TASK GOAL
Set down, exactly as written, the lines from the top of the data to the line that holds "fontsize=11, fontweight='bold', labelpad=0)", and omit the pictures.

RECORDED INFORMATION
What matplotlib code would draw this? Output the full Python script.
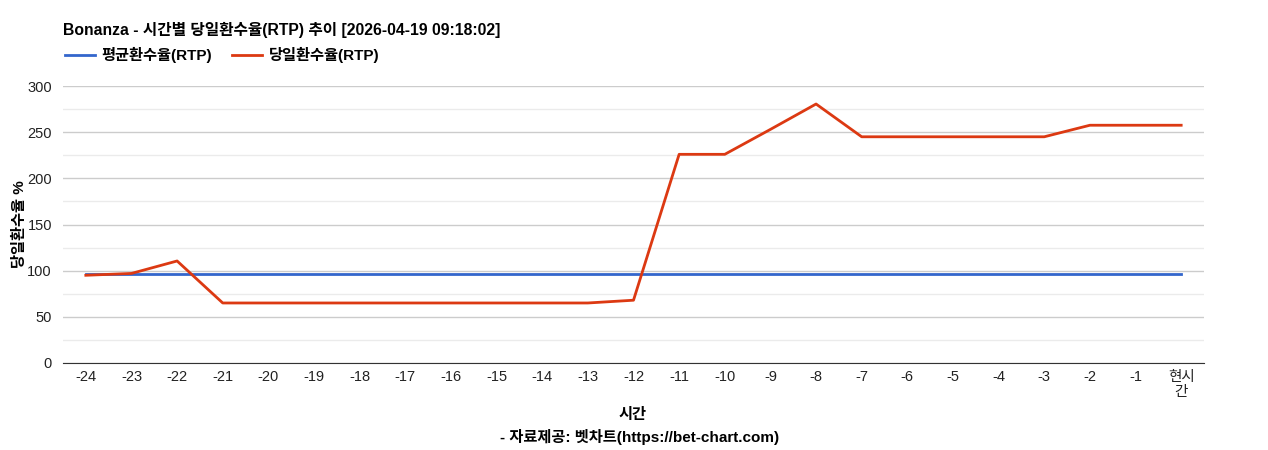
import numpy as np
import matplotlib.pyplot as plt

plt.rcParams['font.family'] = ['Liberation Sans', 'Noto Sans CJK KR', 'DejaVu Sans']

# hours before now
hours = ['-24', '-23', '-22', '-21', '-20', '-19', '-18', '-17', '-16', '-15', '-14', '-13',
         '-12', '-11', '-10', '-9', '-8', '-7', '-6', '-5', '-4', '-3', '-2', '-1', '현시\n간']
avg_rtp = [96] * 25
day_rtp = [95, 97, 110.5, 65, 65, 65, 65, 65, 65, 65, 65, 65,
           68, 226, 226, 253, 280.5, 245, 245, 245, 245, 245, 257.5, 257.5, 257.5]

blue = '#3366CC'
red = '#DC3912'

fig = plt.figure(figsize=(12.68, 4.5), dpi=100)
ax = fig.add_axes([63 / 1268, 87 / 450, (1204 - 63) / 1268, 277 / 450])

x = np.arange(len(hours))
l1, = ax.plot(x, avg_rtp, color=blue, lw=2, label='평균환수율(RTP)')
l2, = ax.plot(x, day_rtp, color=red, lw=2, label='당일환수율(RTP)')

ax.set_xlim(-0.5, len(hours) - 0.5)
ax.set_ylim(0, 300)
ax.set_yticks(np.arange(0, 301, 50))
ax.set_yticks(np.arange(25, 300, 50), minor=True)
ax.set_xticks(x)
ax.set_xticklabels(hours, fontsize=10.5, color='#222222', linespacing=1.1)
ax.tick_params(axis='y', labelsize=10.5, colors='#222222', length=0, pad=8)
ax.tick_params(axis='y', which='minor', length=0)
ax.tick_params(axis='x', length=0, pad=5)
ax.grid(axis='y', which='major', color='#cccccc', lw=1)
ax.grid(axis='y', which='minor', color='#ebebeb', lw=1)
ax.set_axisbelow(True)
for s in ['top', 'right', 'left']:
    ax.spines[s].set_visible(False)
ax.spines['bottom'].set_color('#333333')

ax.set_ylabel('당일환수율 %', fontsize=11, fontweight='bold', labelpad=0)

fig.text(633 / 1268, 1 - 415 / 450, '시간', fontsize=11, fontweight='bold',
         ha='center', va='center')
fig.text(640 / 1268, 1 - 437 / 450, '- 자료제공: 벳차트(https://bet-chart.com)', fontsize=11,
         fontweight='bold', ha='center', va='center')

fig.text(63 / 1268, 1 - 30 / 450, 'Bonanza - 시간별 당일환수율(RTP) 추이 [2026-04-19 09:18:02]',
         fontsize=11.3, fontweight='bold', va='center', ha='left')
fig.legend(handles=[l1, l2], loc='center left', bbox_to_anchor=(51 / 1268, 1 - 55 / 450),
           ncol=2, frameon=False, prop={'weight': 'bold', 'size': 11},
           handlelength=2, columnspacing=1.3, handletextpad=0.4)

fig.savefig('out.png', dpi=100)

TASK ANSWER
What matplotlib code would draw this? Output the full Python script.
import numpy as np
import matplotlib.pyplot as plt

plt.rcParams['font.family'] = ['Liberation Sans', 'Noto Sans CJK KR', 'DejaVu Sans']

# hours before now
hours = ['-24', '-23', '-22', '-21', '-20', '-19', '-18', '-17', '-16', '-15', '-14', '-13',
         '-12', '-11', '-10', '-9', '-8', '-7', '-6', '-5', '-4', '-3', '-2', '-1', '현시\n간']
avg_rtp = [96] * 25
day_rtp = [95, 97, 110.5, 65, 65, 65, 65, 65, 65, 65, 65, 65,
           68, 226, 226, 253, 280.5, 245, 245, 245, 245, 245, 257.5, 257.5, 257.5]

blue = '#3366CC'
red = '#DC3912'

fig = plt.figure(figsize=(12.68, 4.5), dpi=100)
ax = fig.add_axes([63 / 1268, 87 / 450, (1204 - 63) / 1268, 277 / 450])

x = np.arange(len(hours))
l1, = ax.plot(x, avg_rtp, color=blue, lw=2, label='평균환수율(RTP)')
l2, = ax.plot(x, day_rtp, color=red, lw=2, label='당일환수율(RTP)')

ax.set_xlim(-0.5, len(hours) - 0.5)
ax.set_ylim(0, 300)
ax.set_yticks(np.arange(0, 301, 50))
ax.set_yticks(np.arange(25, 300, 50), minor=True)
ax.set_xticks(x)
ax.set_xticklabels(hours, fontsize=10.5, color='#222222', linespacing=1.1)
ax.tick_params(axis='y', labelsize=10.5, colors='#222222', length=0, pad=8)
ax.tick_params(axis='y', which='minor', length=0)
ax.tick_params(axis='x', length=0, pad=5)
ax.grid(axis='y', which='major', color='#cccccc', lw=1)
ax.grid(axis='y', which='minor', color='#ebebeb', lw=1)
ax.set_axisbelow(True)
for s in ['top', 'right', 'left']:
    ax.spines[s].set_visible(False)
ax.spines['bottom'].set_color('#333333')

ax.set_ylabel('당일환수율 %', fontsize=11, fontweight='bold', labelpad=0)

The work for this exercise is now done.